[Code that draws figures]
++++++
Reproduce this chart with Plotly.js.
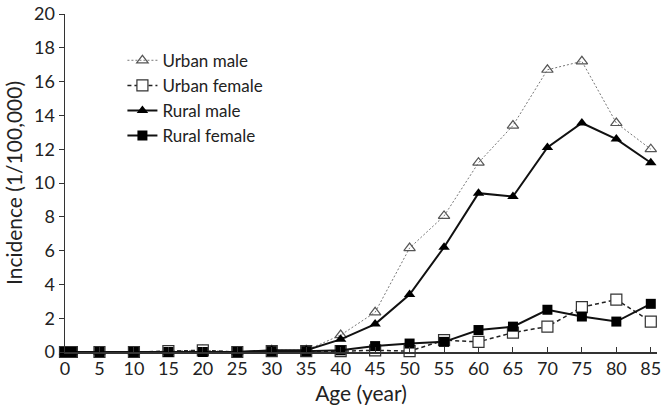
<!DOCTYPE html>
<html>
<head>
<meta charset="utf-8">
<script src="https://cdn.plot.ly/plotly-3.0.1.min.js"></script>
<style>html,body{margin:0;padding:0;background:#fff;}#chart{width:669px;height:410px;}</style>
</head>
<body>
<div id="chart"></div>
<script>
var ages = [0, 1, 5, 10, 15, 20, 25, 30, 35, 40, 45, 50, 55, 60, 65, 70, 75, 80, 85];
var urbanMale   = [0, 0, 0, 0, 0.05, 0.1, 0, 0.1, 0.1, 1.0, 2.35, 6.15, 8.05, 11.2, 13.4, 16.7, 17.2, 13.55, 12.0];
var urbanFemale = [0, 0, 0, 0, 0.05, 0.1, 0, 0.05, 0.05, 0.05, 0.1, 0.05, 0.7, 0.6, 1.15, 1.5, 2.65, 3.1, 1.8];
var ruralMale   = [0, 0, 0, 0, 0, 0, 0, 0.1, 0.1, 0.75, 1.65, 3.4, 6.2, 9.4, 9.2, 12.1, 13.55, 12.6, 11.2];
var ruralFemale = [0, 0, 0, 0, 0, 0, 0, 0.05, 0.05, 0.1, 0.35, 0.5, 0.6, 1.3, 1.5, 2.5, 2.1, 1.8, 2.85];
var seriesNames = ["Urban male", "Urban female", "Rural male", "Rural female"];
var xTicks = [0, 5, 10, 15, 20, 25, 30, 35, 40, 45, 50, 55, 60, 65, 70, 75, 80, 85];

var traces = [
  {x: ages, y: urbanMale, name: seriesNames[0], mode: "lines+markers",
   line: {color: "#777", width: 1, dash: "2px,2px"},
   marker: {symbol: "triangle-up-open", size: 10, color: "#555", line: {width: 1.2}}},
  {x: ages, y: urbanFemale, name: seriesNames[1], mode: "lines+markers",
   line: {color: "#222", width: 1.5, dash: "4px,3px"},
   marker: {symbol: "square", size: 11, color: "#fff", line: {color: "#333", width: 1.2}}},
  {x: ages, y: ruralMale, name: seriesNames[2], mode: "lines+markers",
   line: {color: "#111", width: 2},
   marker: {symbol: "triangle-up", size: 10, color: "#000"}},
  {x: ages, y: ruralFemale, name: seriesNames[3], mode: "lines+markers",
   line: {color: "#111", width: 2},
   marker: {symbol: "square", size: 10, color: "#000"}}
];
traces.forEach(function(t){ t.cliponaxis = false; });

var layout = {
  width: 669, height: 410,
  margin: {l: 65, r: 12, t: 14, b: 58},
  paper_bgcolor: "#fff", plot_bgcolor: "#fff",
  font: {family: "Lato, Open Sans, sans-serif", color: "#222", size: 18},
  xaxis: {
    range: [0, 85.9], tickvals: xTicks, ticktext: xTicks.map(String),
    showgrid: false, zeroline: false, showline: true, linecolor: "#333", linewidth: 1.5,
    ticks: "inside", ticklen: 5, tickcolor: "#333",
    tickfont: {size: 18},
    title: {text: "Age (year)", font: {size: 21}, standoff: 8}
  },
  yaxis: {
    range: [0, 20], dtick: 2,
    showgrid: false, zeroline: false, showline: true, linecolor: "#333", linewidth: 1.5,
    ticks: "outside", ticklen: 5, tickcolor: "#333",
    tickfont: {size: 18},
    title: {text: "Incidence (1/100,000)", font: {size: 21}, standoff: 5}
  },
  showlegend: true,
  legend: {x: 0.097, y: 0.915, xanchor: "left", yanchor: "top", bgcolor: "rgba(0,0,0,0)",
           font: {size: 17}, tracegroupgap: 0}
};

Plotly.newPlot("chart", traces, layout, {displayModeBar: false, staticPlot: true});
</script>
</body>
</html>
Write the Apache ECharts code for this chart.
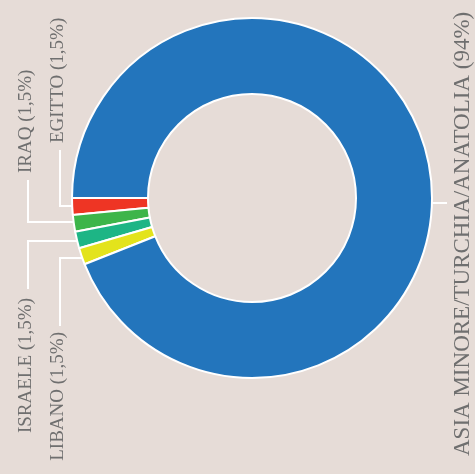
++++++
Repeat the listing above exactly, with no pictures.

## Result of this exercise:
Reproduce this chart with Plotly.js.
<!DOCTYPE html>
<html>
<head>
<meta charset="utf-8">
<script src="https://cdn.plot.ly/plotly-3.0.1.min.js"></script>
<style>html,body{margin:0;padding:0;background:#fff;}#chart{width:669px;height:410px;}</style>
</head>
<body>
<div id="chart"></div>
<script>
var ages = [0, 1, 5, 10, 15, 20, 25, 30, 35, 40, 45, 50, 55, 60, 65, 70, 75, 80, 85];
var urbanMale   = [0, 0, 0, 0, 0.05, 0.1, 0, 0.1, 0.1, 1.0, 2.35, 6.15, 8.05, 11.2, 13.4, 16.7, 17.2, 13.55, 12.0];
var urbanFemale = [0, 0, 0, 0, 0.05, 0.1, 0, 0.05, 0.05, 0.05, 0.1, 0.05, 0.7, 0.6, 1.15, 1.5, 2.65, 3.1, 1.8];
var ruralMale   = [0, 0, 0, 0, 0, 0, 0, 0.1, 0.1, 0.75, 1.65, 3.4, 6.2, 9.4, 9.2, 12.1, 13.55, 12.6, 11.2];
var ruralFemale = [0, 0, 0, 0, 0, 0, 0, 0.05, 0.05, 0.1, 0.35, 0.5, 0.6, 1.3, 1.5, 2.5, 2.1, 1.8, 2.85];
var seriesNames = ["Urban male", "Urban female", "Rural male", "Rural female"];
var xTicks = [0, 5, 10, 15, 20, 25, 30, 35, 40, 45, 50, 55, 60, 65, 70, 75, 80, 85];

var traces = [
  {x: ages, y: urbanMale, name: seriesNames[0], mode: "lines+markers",
   line: {color: "#777", width: 1, dash: "2px,2px"},
   marker: {symbol: "triangle-up-open", size: 10, color: "#555", line: {width: 1.2}}},
  {x: ages, y: urbanFemale, name: seriesNames[1], mode: "lines+markers",
   line: {color: "#222", width: 1.5, dash: "4px,3px"},
   marker: {symbol: "square", size: 11, color: "#fff", line: {color: "#333", width: 1.2}}},
  {x: ages, y: ruralMale, name: seriesNames[2], mode: "lines+markers",
   line: {color: "#111", width: 2},
   marker: {symbol: "triangle-up", size: 10, color: "#000"}},
  {x: ages, y: ruralFemale, name: seriesNames[3], mode: "lines+markers",
   line: {color: "#111", width: 2},
   marker: {symbol: "square", size: 10, color: "#000"}}
];
traces.forEach(function(t){ t.cliponaxis = false; });

var layout = {
  width: 669, height: 410,
  margin: {l: 65, r: 12, t: 14, b: 58},
  paper_bgcolor: "#fff", plot_bgcolor: "#fff",
  font: {family: "Lato, Open Sans, sans-serif", color: "#222", size: 18},
  xaxis: {
    range: [0, 85.9], tickvals: xTicks, ticktext: xTicks.map(String),
    showgrid: false, zeroline: false, showline: true, linecolor: "#333", linewidth: 1.5,
    ticks: "inside", ticklen: 5, tickcolor: "#333",
    tickfont: {size: 18},
    title: {text: "Age (year)", font: {size: 21}, standoff: 8}
  },
  yaxis: {
    range: [0, 20], dtick: 2,
    showgrid: false, zeroline: false, showline: true, linecolor: "#333", linewidth: 1.5,
    ticks: "outside", ticklen: 5, tickcolor: "#333",
    tickfont: {size: 18},
    title: {text: "Incidence (1/100,000)", font: {size: 21}, standoff: 5}
  },
  showlegend: true,
  legend: {x: 0.097, y: 0.915, xanchor: "left", yanchor: "top", bgcolor: "rgba(0,0,0,0)",
           font: {size: 17}, tracegroupgap: 0}
};

Plotly.newPlot("chart", traces, layout, {displayModeBar: false, staticPlot: true});
</script>
</body>
</html>
Write the Apache ECharts code for this chart.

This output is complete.